If there are gaps in the evidence or you have not had enough time to prepare, raise that issue at the start of the hearing and ask for it to be recorded in the notes. Staying calm, organised and professional will usually put you in a much stronger position.
In short, 48 hours is not a fixed legal rule under ACAS. What matters is whether you have had enough time to prepare properly. In a simple case, two days may be enough. In a more serious or complicated case, you should expect more time and you are entitled to ask for it.
If you receive less than 48 hours’ notice, do not ignore the hearing. Instead, respond quickly, ask for the evidence, request a postponement if necessary and keep everything in writing. Your employer must give you a fair opportunity to understand the allegations and defend yourself.
The strongest approach is to stay calm, gather your documents, arrange a companion and make sure any concerns about short notice are formally recorded. If the process is rushed or unfair, you can raise that in an appeal or, in some situations, at an employment tribunal.
Conclusion
In conclusion, ACAS does not require an exact 48 hours’ notice period for a disciplinary hearing. The key requirement is that you are given reasonable notice based on the seriousness of the allegation and the amount of evidence involved.
In straightforward cases, two days may be enough, but more complex matters often require several days or even a week.
If you receive short notice, do not ignore the invitation. Instead, ask for the evidence, request more time if necessary and keep your concerns in writing. You have the right to prepare properly, bring a companion and understand the possible outcome before the hearing takes place.
A fair disciplinary process should give you a genuine opportunity to respond. If your employer fails to do that, you may have grounds to appeal or challenge the decision later.
FAQs
Can your employer dismiss you at the first disciplinary hearing?

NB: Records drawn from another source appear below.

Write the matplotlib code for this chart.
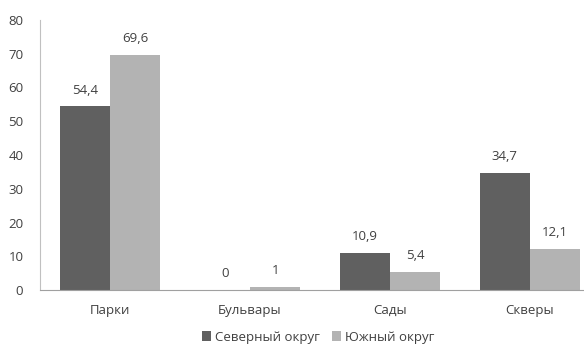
import matplotlib.pyplot as plt
import numpy as np

plt.rcParams['font.family'] = ['Open Sans', 'DejaVu Sans']

categories = ['Парки', 'Бульвары', 'Сады', 'Скверы']
north = [54.4, 0, 10.9, 34.7]
south = [69.6, 1, 5.4, 12.1]
north_labels = ['54,4', '0', '10,9', '34,7']
south_labels = ['69,6', '1', '5,4', '12,1']

text_color = '#404040'

fig = plt.figure(figsize=(5.84, 3.45), dpi=100)
ax = fig.add_axes([40 / 584, 55 / 345, 560 / 584, 270 / 345])

x = np.arange(len(categories))
w = 0.36
b1 = ax.bar(x - w / 2, north, w, color='#606060', label='Северный округ')
b2 = ax.bar(x + w / 2, south, w, color='#b3b3b3', label='Южный округ')

for bars, labels in [(b1, north_labels), (b2, south_labels)]:
    for bar, lab in zip(bars, labels):
        ax.annotate(lab, (bar.get_x() + bar.get_width() / 2, bar.get_height()),
                    xytext=(0, 7), textcoords='offset points',
                    ha='center', va='bottom', fontsize=9.5, color=text_color)

ax.set_xlim(-0.5, 3.5)
ax.set_ylim(0, 80)
ax.set_yticks(range(0, 81, 10))
ax.set_xticks(x)
ax.set_xticklabels(categories)
ax.tick_params(length=0, labelsize=9.5, colors=text_color)
ax.tick_params(axis='x', pad=10)
ax.tick_params(axis='y', pad=12)

for s in ['top', 'right']:
    ax.spines[s].set_visible(False)
ax.spines['left'].set_color('#c0c0c0')
ax.spines['bottom'].set_color('#a0a0a0')

fig.legend(loc='center', bbox_to_anchor=(318 / 584, 1 - 337 / 345), ncol=2,
           frameon=False, fontsize=9.5, handlelength=0.7, handleheight=0.7,
           handletextpad=0.3, columnspacing=0.9, labelcolor=text_color)

fig.savefig('out.png', dpi=100)
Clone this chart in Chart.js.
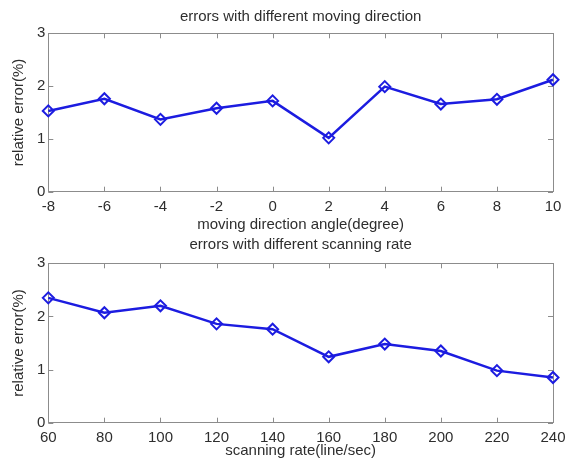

Yes, your employer can dismiss you at the first disciplinary hearing if they believe you committed gross misconduct. However, they must still follow a fair process and warn you beforehand that dismissal is a possible outcome.
How many days’ notice should you normally receive for a disciplinary hearing?
There is no fixed legal number of days, but most employers give between 48 hours and five working days. More notice is usually needed if the case is serious or involves a large amount of evidence.
Can you bring a solicitor to a disciplinary hearing?
You do not usually have a legal right to bring a solicitor to a disciplinary hearing. In most cases, you can only bring a work colleague or a trade union representative unless your employer agrees otherwise.
What happens if you refuse to attend a disciplinary hearing?
If you refuse to attend without a good reason, your employer may decide to continue the hearing without you. That can make it harder for you to explain your side or challenge the allegations later.
Can a disciplinary hearing be held over Zoom or by telephone?
Yes, a disciplinary hearing can take place by video call or telephone if both sides agree or if it is more practical. This is often used when you are off sick, working remotely or unable to attend in person.
Do you have to sign the disciplinary hearing notes?
No, you do not have to sign the notes if you believe they are inaccurate or incomplete. You can ask for corrections or send your own written comments instead.
How long does a written warning stay on your record?
A first written warning usually stays on your record for around six months, while a final written warning often remains for twelve months. The exact period should be explained in your employer’s disciplinary policy or in the outcome letter.